所以在 add remove 的过程中 modCount会自增自减。如果用集合的 remove则 List 的modCount减少一,而 Iterator 的 expectedModCount不变,就会抛出异常。

  • 至于为什么倒数第二个元素删除不会报错,我们要先了解 Iterator 遍历的特点。

while + iterator 的组合是需要先判空 hasNext(),然后再next(),最后才 remove(),否则会报错,可以自行实验,调换 next 和 remove。

因为要先 next,将游标越过当前的元素,然后再决定要怎么操作当前的(游标前面的)这个元素,即游标是插在 当前元素 和 下一个元素的中间(可以这么理解)。

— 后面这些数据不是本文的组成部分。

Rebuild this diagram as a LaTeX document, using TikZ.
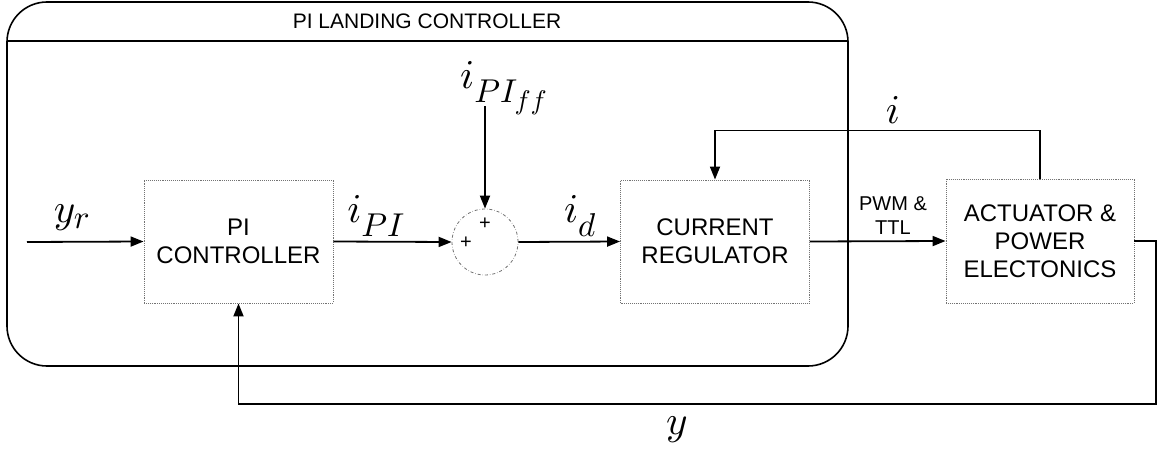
\documentclass[tikz,border=0pt]{standalone}
\usepackage{fontspec}
\setmainfont{Liberation Sans}
\usetikzlibrary{arrows.meta}
\DeclareFontShape{OML}{cmm}{m}{it}{<->cmmi10}{}
\DeclareFontShape{OMS}{cmsy}{m}{n}{<->cmsy10}{}
\DeclareFontShape{OT1}{cmr}{m}{n}{<->cmr10}{}
\DeclareMathSizes{41}{41}{33}{27}
\newcommand{\dsub}[1]{_{\raisebox{-8pt}{$\scriptstyle #1$}}}
\begin{document}
\begin{tikzpicture}[x=1pt,y=-1pt,
  blk/.style={draw=black!55, densely dotted, line width=0.9pt, minimum width=189pt, minimum height=123pt, align=center, font=\fontsize{24}{28}\selectfont, inner sep=0pt},
  sig/.style={line width=1.8pt, -{Triangle[length=13pt,width=10pt]}},
  lab/.style={font=\fontsize{41}{48}\selectfont, inner sep=0pt},
  plus/.style={font=\fontsize{20}{20}\selectfont, inner sep=0pt}]
\useasboundingbox (0,0) rectangle (1158,452);
% outer landing controller frame
\node[draw, line width=1.6pt, rounded corners=40pt, minimum width=841pt, minimum height=364pt, inner sep=0pt] (lc) at (427.5,184) {};
\coordinate (hl) at (7,41);
\coordinate (hr) at (848,41);
\draw[line width=1.6pt] (hl) -- (hr);
\node[font=\fontsize{21}{24}\selectfont, inner sep=0pt] (title) at (427,21) {PI LANDING CONTROLLER};
% blocks
\node[blk] (pic) at (238.5,241.5) {PI\\CONTROLLER};
\node[blk] (cr) at (715,241.5) {CURRENT\\REGULATOR};
\node[blk, minimum width=188pt, minimum height=124pt] (act) at (1040,241) {ACTUATOR \&\\POWER\\ELECTONICS};
\node[circle, draw=black!55, dash dot, line width=0.8pt, minimum size=66pt, inner sep=0pt] (sum) at (485,242) {};
\node[plus] (p1) at (466,243) {+};
\node[plus] (p2) at (485,224) {+};
% signals
\coordinate (yrin) at (27,242);
\draw[sig] (yrin) -- (pic.west);
\node[lab] (yr) at (72,218) {$y_r$};
\draw[sig] (pic.east) -- (sum.west);
\node[lab] (ipi) at (376,216) {$i\dsub{PI}$};
\node[lab] (iff) at (504,88) {$i\dsub{PI_{ff}}$};
\coordinate (fftop) at (485,106);
\draw[sig] (fftop) -- (sum.north);
\draw[sig] (sum.east) -- (cr.west);
\node[lab] (id) at (580,216) {$i\dsub{d}$};
\draw[sig] (cr.east) -- (act.west);
\node[font=\fontsize{20}{24}\selectfont, align=center, inner sep=0pt] (pwm) at (893,216) {PWM \&\\TTL};
\draw[sig] (act.north) -- ++(0,-48) -| (cr.north);
\node[lab] (il) at (893,110) {$i$};
\coordinate (yc) at (1156,404);
\draw[sig] (act.east) -| (yc) -| (pic.south);
\node[lab] (yl) at (677,430) {$y$};
\end{tikzpicture}
\end{document}
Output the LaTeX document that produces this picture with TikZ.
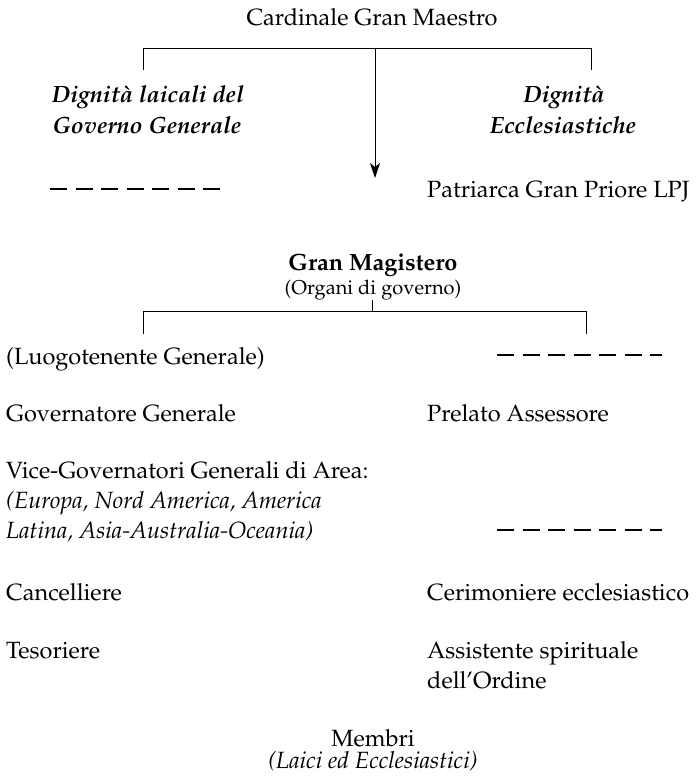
\documentclass[tikz,border=0pt]{standalone}
\usepackage[T1]{fontenc}
\usepackage{mathpazo}
\usetikzlibrary{arrows.meta}
\begin{document}
\begin{tikzpicture}[x=1pt,y=-1pt,
  txt/.style={font=\fontsize{23.5}{29}\selectfont, inner sep=0pt},
  small/.style={font=\fontsize{20}{24}\selectfont, inner sep=0pt},
  bi/.style={font=\fontsize{23.5}{29}\selectfont\bfseries\itshape, inner sep=0pt},
  it/.style={font=\fontsize{23.5}{29}\selectfont\itshape, inner sep=0pt},
  conn/.style={line width=0.9pt},
  vacant/.style={line width=1.3pt, dash pattern=on 17pt off 8.5pt}]
\useasboundingbox (0,0) rectangle (696,778);
% top
\node[txt, anchor=base] (cgm) at (372,26) {Cardinale Gran Maestro};
\coordinate (tl) at (143,70);
\coordinate (tlc) at (143,48);
\coordinate (trc) at (591,48);
\coordinate (tr) at (591,70);
\coordinate (ts) at (375,48);
\coordinate (tip) at (375,178);
\draw[conn] (tl) -- (tlc) -- (trc) -- (tr);
\draw[conn, -{Stealth[length=15pt,width=10pt,inset=4pt]}] (ts) -- (tip);
\node[bi, anchor=base] (lai1) at (148,103) {Dignit\`a laicali del};
\node[bi, anchor=base] (lai2) at (147,134) {Governo Generale};
\node[bi, anchor=base] (ecc1) at (564,103) {Dignit\`a};
\node[bi, anchor=base] (ecc2) at (563,134) {Ecclesiastiche};
\coordinate (d1a) at (50,189);
\coordinate (d1b) at (223,189);
\draw[vacant] (d1a) -- (d1b);
\node[txt, anchor=base west] (pat) at (427,197) {Patriarca Gran Priore LPJ};
% Gran Magistero
\node[txt, anchor=base, font=\fontsize{23.5}{29}\selectfont\bfseries] (gm) at (373,270) {Gran Magistero};
\node[small, anchor=base] (org) at (373,294) {(Organi di governo)};
\coordinate (ms) at (372,300);
\coordinate (mc) at (372,311);
\coordinate (ml) at (143,334);
\coordinate (mlc) at (143,311);
\coordinate (mrc) at (586,311);
\coordinate (mr) at (586,334);
\draw[conn] (ms) -- (mc);
\draw[conn] (ml) -- (mlc) -- (mrc) -- (mr);
% left column
\node[txt, anchor=base west] (luo) at (6,364) {(Luogotenente Generale)};
\node[txt, anchor=base west] (gov) at (6,421) {Governatore Generale};
\node[txt, anchor=base west] (vic1) at (6,478) {Vice-Governatori Generali di Area:};
\node[it, anchor=base west] (vic2) at (6,508) {(Europa, Nord America, America};
\node[it, anchor=base west] (vic3) at (6,538) {Latina, Asia-Australia-Oceania)};
\node[txt, anchor=base west] (can) at (6,600) {Cancelliere};
\node[txt, anchor=base west] (tes) at (6,658) {Tesoriere};
% right column
\coordinate (d2a) at (497,355);
\coordinate (d2b) at (662,355);
\draw[vacant] (d2a) -- (d2b);
\node[txt, anchor=base west] (pre) at (427,421) {Prelato Assessore};
\coordinate (d3a) at (497,530);
\coordinate (d3b) at (662,530);
\draw[vacant] (d3a) -- (d3b);
\node[txt, anchor=base west] (cer) at (427,600) {Cerimoniere ecclesiastico};
\node[txt, anchor=base west] (ass1) at (427,658) {Assistente spirituale};
\node[txt, anchor=base west] (ass2) at (427,688) {dell'Ordine};
% bottom
\node[txt, anchor=base] (mem) at (373,746) {Membri};
\node[it, anchor=base] (lai) at (373,768) {(Laici ed Ecclesiastici)};
\end{tikzpicture}
\end{document}
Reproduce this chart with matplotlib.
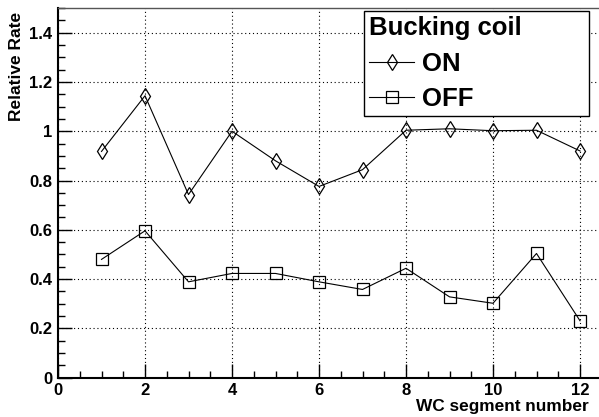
import numpy as np
import matplotlib.pyplot as plt
from matplotlib.ticker import MultipleLocator

plt.rcParams['font.family'] = ['Liberation Sans', 'DejaVu Sans']
plt.rcParams['font.weight'] = 'bold'

# relative rates per WC segment
segment = [1, 2, 3, 4, 5, 6, 7, 8, 9, 10, 11, 12]
rate_on = [0.918, 1.144, 0.743, 1.0, 0.880, 0.776, 0.844, 1.004, 1.010, 1.002, 1.004, 0.920]
rate_off = [0.480, 0.596, 0.389, 0.423, 0.423, 0.389, 0.358, 0.444, 0.328, 0.302, 0.504, 0.231]

W, H = 599, 417
fig = plt.figure(figsize=(W / 100, H / 100), dpi=100)
x0, x1 = 58, 601.75
y0, y1 = 377.7, 8
ax = fig.add_axes([x0 / W, 1 - y0 / H, (x1 - x0) / W, (y0 - y1) / H])

ax.plot(segment, rate_on, color='black', lw=0.8, marker='d', ms=8,
        mfc='none', mec='black', mew=0.9, label='ON')
ax.plot(segment, rate_off, color='black', lw=0.8, marker='s', ms=8.5,
        mfc='none', mec='black', mew=0.9, label='OFF')

ax.set_xlim(0, 12.5)
ax.set_ylim(0, 1.5)
ax.xaxis.set_major_locator(MultipleLocator(2))
ax.xaxis.set_minor_locator(MultipleLocator(0.5))
ax.yaxis.set_major_locator(MultipleLocator(0.2))
ax.yaxis.set_minor_locator(MultipleLocator(0.05))
ax.yaxis.set_major_formatter(plt.FuncFormatter(lambda v, p: '%g' % round(v, 2)))
ax.tick_params(which='both', direction='in', top=False, right=False,
               labelsize=12, pad=4)
ax.tick_params(which='major', length=10, width=1)
ax.tick_params(which='minor', length=5, width=1)
for t in ax.get_xticklabels() + ax.get_yticklabels():
    t.set_fontweight('bold')
ax.grid(True, which='major', color='black', ls=(0, (1, 2.5)), lw=0.8)

for s in ['left', 'bottom']:
    ax.spines[s].set_linewidth(1.5)
ax.spines['top'].set_linewidth(1.0)
ax.spines['top'].set_color('#555555')

fig.text(17 / W, 1 - 12 / H, 'Relative Rate', rotation=90, ha='center',
         va='top', fontsize=12.5, fontweight='bold')
fig.text(589 / W, 1 - 407 / H, 'WC segment number', ha='right',
         va='center', fontsize=12.4, fontweight='bold')

# fixed-size legend box in the upper right
lx0, lx1, ly0, ly1 = 364, 589, 11, 115
leg = ax.legend(title='Bucking coil', loc='upper left',
                bbox_to_anchor=(lx0 / W, 1 - ly1 / H, (lx1 - lx0) / W, (ly1 - ly0) / H),
                bbox_transform=fig.transFigure, mode='expand', fancybox=False,
                edgecolor='black', framealpha=1, borderaxespad=0,
                fontsize=18.5, title_fontsize=18.5, alignment='left',
                handlelength=1.75, handletextpad=0.3, labelspacing=0.45,
                borderpad=0.2)
leg.get_frame().set_linewidth(1.0)
leg.get_title().set_fontweight('bold')
for t in leg.get_texts():
    t.set_fontweight('bold')

fig.savefig('out.png', dpi=100)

删除倒数第二个元素的时候,cursor指向最后一个元素,而此时删掉了倒数第二个元素后,cursor和size()正好相等了,所以hasNext()返回false,遍历结束,成功的删除了倒数第二个元素。

建议用法

  • 一个原则是,尽量在遍历的过程中不要对原集合进行增删,容易改变原结构,可以用 immutable 的思想,重新封装一个集合。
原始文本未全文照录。